Here is one strategy based only on reported "signal strength" as carrier to noise ratio (C/No), but it would not address the problem of trying to infer if there were strong reflections present.




As I've learned by researching this question, one recommended method is to look at the C/No values, reported in units called dBHz mentioned in Section 7.4 of u-BLOX's Application Note RF Design Considerations for u-blox GPS Receivers



7.4 Sensitivity test


Check the C/No values in the $GPGSV or the UBX-NAV-SVINFO messages. Under open sky a good design should reach up to 50 dBHz for the strongest signals. If it reaches 45dBHz it can still be acceptable but the source of the reduction should be investigated (e.g. small antenna, ...).



Designs with maximal signal strengths below 40dBHz usually provide degraded performance (long TTFF times, lower coverage, accuracy, dynamic).



This document also gives a discussion of the parameter and the impact of low values on the GPS results.



5. Signal Loss and C/No


In recent years, clever techniques have been developed to extract tiny GNSS signals from the background noise. But, the fundamental limitation to what can be achieved is limited by the ratio of the gain of the antenna element to the total receiver noise, referred to the input, or “G/T”. This is an absolute indicator primarily of antenna-plus-front-end performance, and determines the ultimate value of C/No for a given signal level. C/No is the ratio of carrier power to the noise power mixed with the signal, in a 1Hz bandwidth. This ultimately defines a limit for the GPS receiver sensitivity. So, simply put, antenna gain should be maximized (the “G”), and LNA noise figure minimized (“1/T”); a complicated way to state the obvious.

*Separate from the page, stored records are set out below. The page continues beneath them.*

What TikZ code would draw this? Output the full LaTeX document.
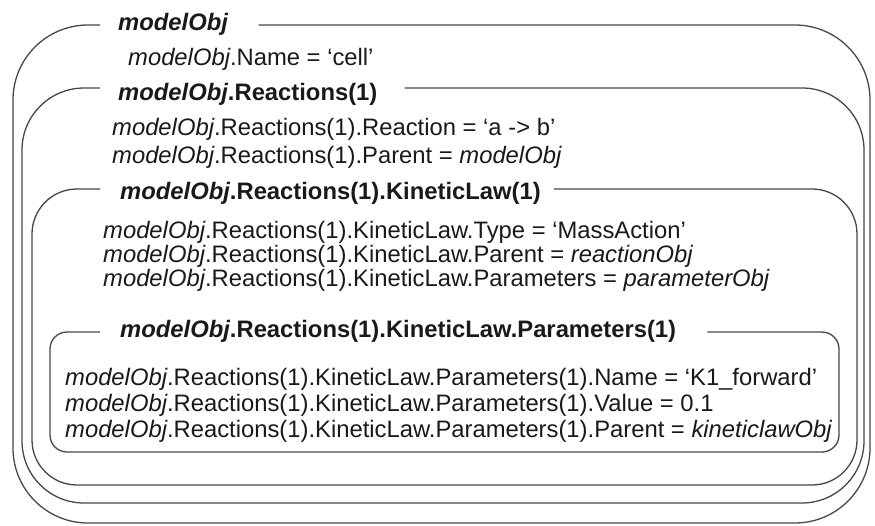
\documentclass[tikz,border=0pt]{standalone}
\usepackage{fontspec}
\setmainfont{Liberation Sans}
\usetikzlibrary{calc}
\begin{document}
\begin{tikzpicture}[x=1pt,y=-1pt,
  frame/.style={draw=black!72, line width=1.3pt},
  txt/.style={anchor=base west, inner sep=0pt, text=black!90,
    font=\fontsize{23.8}{26}\selectfont},
  ttl/.style={txt, font=\fontsize{23.8}{26}\selectfont\bfseries}]
\useasboundingbox (0,0) rectangle (875,525);

% object titles
\node[ttl] (t1) at (118,30)  {\textit{modelObj}};
\node[ttl] (t2) at (118,100) {\textit{modelObj}.Reactions(1)};
\node[ttl] (t3) at (120,199) {\textit{modelObj}.Reactions(1).KineticLaw(1)};
\node[ttl] (t4) at (120,337) {\textit{modelObj}.Reactions(1).KineticLaw.Parameters(1)};

% property lines
\node[txt] (a1) at (128,65)  {\textit{modelObj}.Name = ‘cell’};
\node[txt] (b1) at (112,135) {\textit{modelObj}.Reactions(1).Reaction = ‘a -> b’};
\node[txt] (b2) at (112,163) {\textit{modelObj}.Reactions(1).Parent = \textit{modelObj}};
\node[txt] (c1) at (103,238) {\textit{modelObj}.Reactions(1).KineticLaw.Type = ‘MassAction’};
\node[txt] (c2) at (103,262) {\textit{modelObj}.Reactions(1).KineticLaw.Parent = \textit{reactionObj}};
\node[txt] (c3) at (103,286) {\textit{modelObj}.Reactions(1).KineticLaw.Parameters = \textit{parameterObj}};
\node[txt] (d1) at (65,385) {\textit{modelObj}.Reactions(1).KineticLaw.Parameters(1).Name = ‘K1\_forward’};
\node[txt] (d2) at (65,411) {\textit{modelObj}.Reactions(1).KineticLaw.Parameters(1).Value = 0.1};
\node[txt] (d3) at (65,437) {\textit{modelObj}.Reactions(1).KineticLaw.Parameters(1).Parent = \textit{kineticlawObj}};

% nested frames, each open where its title sits
\draw[frame, rounded corners=75pt] ($(t1.east |- 0,25)+(30,0)$) -- (870,25) -- (870,523) -- (13,523) -- (13,25) -- (100,25);
\draw[frame, rounded corners=62pt] ($(t2.east |- 0,88)+(27,0)$) -- (864,88) -- (864,503) -- (22,503) -- (22,88) -- (100,88);
\draw[frame, rounded corners=45pt] ($(t3.east |- 0,189)+(13,0)$) -- (857,189) -- (857,485) -- (32,485) -- (32,189) -- (100,189);
\draw[frame, rounded corners=17pt] ($(t4.east |- 0,332)+(31,0)$) -- (839,332) -- (839,452) -- (50,452) -- (50,332) -- (100,332);
\end{tikzpicture}
\end{document}
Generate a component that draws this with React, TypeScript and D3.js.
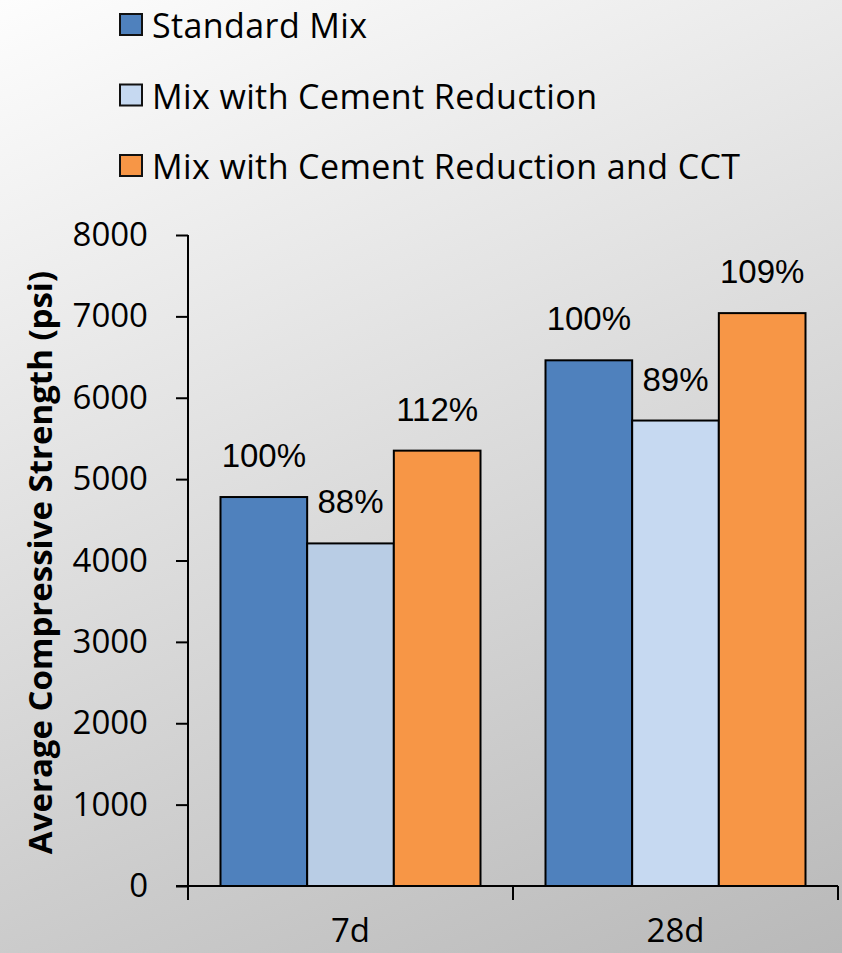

If the C/No ratio is diminished by any cause, be it bandwidth limitations or increased LNA noise figure, GNSS sensitivity will be reduced by the same amount. Once impaired, there is no way to recover C/No for a given receiver. Even additional gain does nothing because C and No are amplified equally, and so is to no avail.



NEP is in units of power per square-root frequency, so for example the noise power in a bandwidth of say 10 MHz would be 35 dB relative to the power in 1 Hz. If the signal in that bandwidth has a power similar to that of the carrier, then you might want a C/No of order 35 or 40 dB, as the documents above mention.


The data shows that most of the time, most of the satellites used in a given solution had C/No values way below the 45 to 50 dB recommended above and so at least something about the antenna or feed situation is sub-optimal. Since the OP mentions the antenna placement is deliberately poor for this run, these results are consistent.